* **TASK PROMPT**
Print all of the lines exactly. Any picture among them stays out.

* **RECORDED DATA**

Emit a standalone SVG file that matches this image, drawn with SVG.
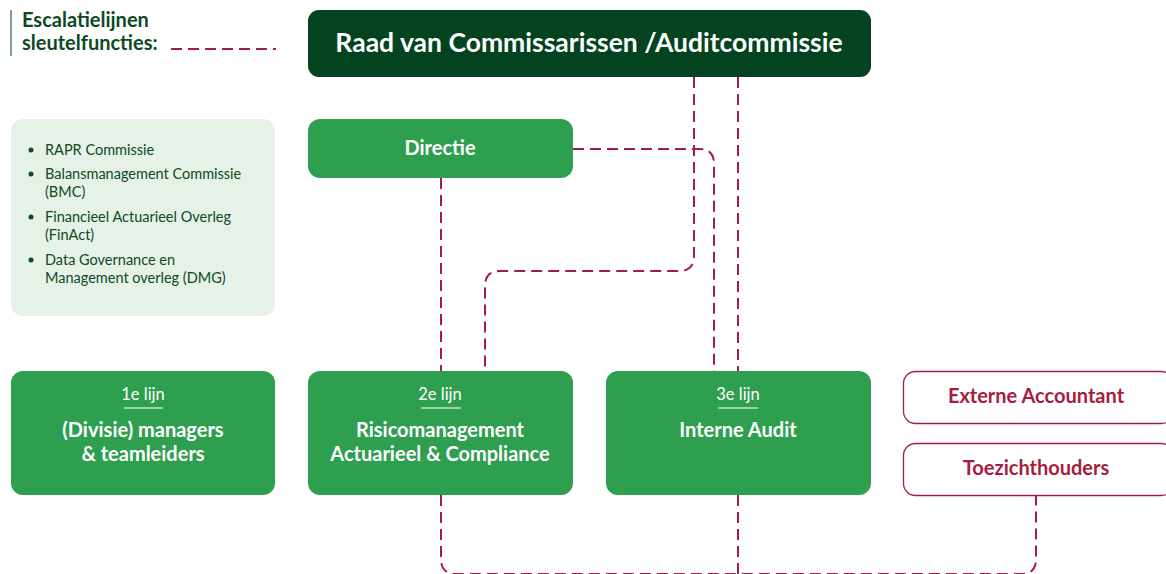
<svg xmlns="http://www.w3.org/2000/svg" width="1166" height="574" viewBox="0 0 1166 574">
<style>
text{font-family:Lato,"Open Sans","Liberation Sans",sans-serif}
.esc{fill:none;stroke:#a51d3f;stroke-width:2;stroke-dasharray:11 6}
.g{fill:#2e9e4f}
.w{fill:#ffffff;text-anchor:middle}
.t{font-size:20px;font-weight:700}
.s{font-size:16.5px}
.ul{stroke:#bfe3c8;stroke-width:1.5}
.ext{fill:#ffffff;stroke:#a51d3f;stroke-width:1.3}
.et{fill:#a51d3f;text-anchor:middle;font-size:20px;font-weight:700}
.li{fill:#0c4a24;font-size:14.5px}
</style>
<g id="legend">
<line x1="11" y1="10" x2="11" y2="56" stroke="#7aa58a" stroke-width="2"/>
<text x="22" y="27" font-size="20" font-weight="700" fill="#0c4a24">Escalatielijnen</text>
<text x="22" y="50" font-size="20" font-weight="700" fill="#0c4a24">sleutelfuncties:</text>
<line class="esc" x1="171" y1="49" x2="276" y2="49" stroke-dasharray="9 6"/>
</g>
<g id="connectors">
<path class="esc" d="M694,77 V256 Q694,271 679,271 H500 Q485,271 485,286 V371"/>
<path class="esc" d="M738,77 V371"/>
<path class="esc" d="M573,149 H699 Q714,149 714,164 V371"/>
<path class="esc" d="M441,178 V371"/>
<path class="esc" d="M441,495 V559 Q441,574 456,574 H1021 Q1036,574 1036,559 V495"/>
<path class="esc" d="M738,495 V574"/>
</g>
<g id="rvc">
<rect x="308" y="10" width="563" height="67" rx="11" fill="#03431f"/>
<text x="589" y="52" class="w" font-size="26.5" font-weight="700">Raad van Commissarissen /Auditcommissie</text>
</g>
<g id="directie">
<rect x="308" y="119" width="265" height="59" rx="12" class="g"/>
<text x="440" y="155" class="w t">Directie</text>
</g>
<g id="overleggen">
<rect x="11" y="119" width="264" height="197" rx="12" fill="#e6f2e8"/>
<circle cx="31" cy="150" r="2.5" fill="#0c4a24"/>
<circle cx="31" cy="174" r="2.5" fill="#0c4a24"/>
<circle cx="31" cy="217" r="2.5" fill="#0c4a24"/>
<circle cx="31" cy="260" r="2.5" fill="#0c4a24"/>
<text class="li" x="45" y="155">RAPR Commissie</text>
<text class="li" x="45" y="179">Balansmanagement Commissie</text>
<text class="li" x="45" y="197">(BMC)</text>
<text class="li" x="45" y="222">Financieel Actuarieel Overleg</text>
<text class="li" x="45" y="240">(FinAct)</text>
<text class="li" x="45" y="265">Data Governance en</text>
<text class="li" x="45" y="283">Management overleg (DMG)</text>
</g>
<g id="lijn1">
<rect x="11" y="371" width="264" height="124" rx="12" class="g"/>
<text x="143" y="400" class="w s">1e lijn</text>
<line class="ul" x1="124" y1="408" x2="163" y2="408"/>
<text x="143" y="437" class="w t">(Divisie) managers</text>
<text x="143" y="461" class="w t">&amp; teamleiders</text>
</g>
<g id="lijn2">
<rect x="308" y="371" width="265" height="124" rx="12" class="g"/>
<text x="440" y="400" class="w s">2e lijn</text>
<line class="ul" x1="421" y1="408" x2="461" y2="408"/>
<text x="440" y="437" class="w t">Risicomanagement</text>
<text x="440" y="461" class="w t">Actuarieel &amp; Compliance</text>
</g>
<g id="lijn3">
<rect x="606" y="371" width="265" height="124" rx="12" class="g"/>
<text x="738" y="400" class="w s">3e lijn</text>
<line class="ul" x1="718" y1="408" x2="758" y2="408"/>
<text x="738" y="437" class="w t">Interne Audit</text>
</g>
<g id="externe">
<rect x="903.5" y="371.5" width="270" height="52" rx="12" class="ext"/>
<text x="1036" y="403" class="et">Externe Accountant</text>
</g>
<g id="toezicht">
<rect x="903.5" y="443.5" width="270" height="52" rx="12" class="ext"/>
<text x="1036" y="475" class="et">Toezichthouders</text>
</g>
</svg>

* **WRITTEN RESPONSE**
Emit a standalone SVG file that matches this image, drawn with SVG.
<svg xmlns="http://www.w3.org/2000/svg" width="1166" height="574" viewBox="0 0 1166 574">
<style>
text{font-family:Lato,"Open Sans","Liberation Sans",sans-serif}
.esc{fill:none;stroke:#a51d3f;stroke-width:2;stroke-dasharray:11 6}
.g{fill:#2e9e4f}
.w{fill:#ffffff;text-anchor:middle}
.t{font-size:20px;font-weight:700}
.s{font-size:16.5px}
.ul{stroke:#bfe3c8;stroke-width:1.5}
.ext{fill:#ffffff;stroke:#a51d3f;stroke-width:1.3}
.et{fill:#a51d3f;text-anchor:middle;font-size:20px;font-weight:700}
.li{fill:#0c4a24;font-size:14.5px}
</style>
<g id="legend">
<line x1="11" y1="10" x2="11" y2="56" stroke="#7aa58a" stroke-width="2"/>
<text x="22" y="27" font-size="20" font-weight="700" fill="#0c4a24">Escalatielijnen</text>
<text x="22" y="50" font-size="20" font-weight="700" fill="#0c4a24">sleutelfuncties:</text>
<line class="esc" x1="171" y1="49" x2="276" y2="49" stroke-dasharray="9 6"/>
</g>
<g id="connectors">
<path class="esc" d="M694,77 V256 Q694,271 679,271 H500 Q485,271 485,286 V371"/>
<path class="esc" d="M738,77 V371"/>
<path class="esc" d="M573,149 H699 Q714,149 714,164 V371"/>
<path class="esc" d="M441,178 V371"/>
<path class="esc" d="M441,495 V559 Q441,574 456,574 H1021 Q1036,574 1036,559 V495"/>
<path class="esc" d="M738,495 V574"/>
</g>
<g id="rvc">
<rect x="308" y="10" width="563" height="67" rx="11" fill="#03431f"/>
<text x="589" y="52" class="w" font-size="26.5" font-weight="700">Raad van Commissarissen /Auditcommissie</text>
</g>
<g id="directie">
<rect x="308" y="119" width="265" height="59" rx="12" class="g"/>
<text x="440" y="155" class="w t">Directie</text>
</g>
<g id="overleggen">
<rect x="11" y="119" width="264" height="197" rx="12" fill="#e6f2e8"/>
<circle cx="31" cy="150" r="2.5" fill="#0c4a24"/>
<circle cx="31" cy="174" r="2.5" fill="#0c4a24"/>
<circle cx="31" cy="217" r="2.5" fill="#0c4a24"/>
<circle cx="31" cy="260" r="2.5" fill="#0c4a24"/>
<text class="li" x="45" y="155">RAPR Commissie</text>
<text class="li" x="45" y="179">Balansmanagement Commissie</text>
<text class="li" x="45" y="197">(BMC)</text>
<text class="li" x="45" y="222">Financieel Actuarieel Overleg</text>
<text class="li" x="45" y="240">(FinAct)</text>
<text class="li" x="45" y="265">Data Governance en</text>
<text class="li" x="45" y="283">Management overleg (DMG)</text>
</g>
<g id="lijn1">
<rect x="11" y="371" width="264" height="124" rx="12" class="g"/>
<text x="143" y="400" class="w s">1e lijn</text>
<line class="ul" x1="124" y1="408" x2="163" y2="408"/>
<text x="143" y="437" class="w t">(Divisie) managers</text>
<text x="143" y="461" class="w t">&amp; teamleiders</text>
</g>
<g id="lijn2">
<rect x="308" y="371" width="265" height="124" rx="12" class="g"/>
<text x="440" y="400" class="w s">2e lijn</text>
<line class="ul" x1="421" y1="408" x2="461" y2="408"/>
<text x="440" y="437" class="w t">Risicomanagement</text>
<text x="440" y="461" class="w t">Actuarieel &amp; Compliance</text>
</g>
<g id="lijn3">
<rect x="606" y="371" width="265" height="124" rx="12" class="g"/>
<text x="738" y="400" class="w s">3e lijn</text>
<line class="ul" x1="718" y1="408" x2="758" y2="408"/>
<text x="738" y="437" class="w t">Interne Audit</text>
</g>
<g id="externe">
<rect x="903.5" y="371.5" width="270" height="52" rx="12" class="ext"/>
<text x="1036" y="403" class="et">Externe Accountant</text>
</g>
<g id="toezicht">
<rect x="903.5" y="443.5" width="270" height="52" rx="12" class="ext"/>
<text x="1036" y="475" class="et">Toezichthouders</text>
</g>
</svg>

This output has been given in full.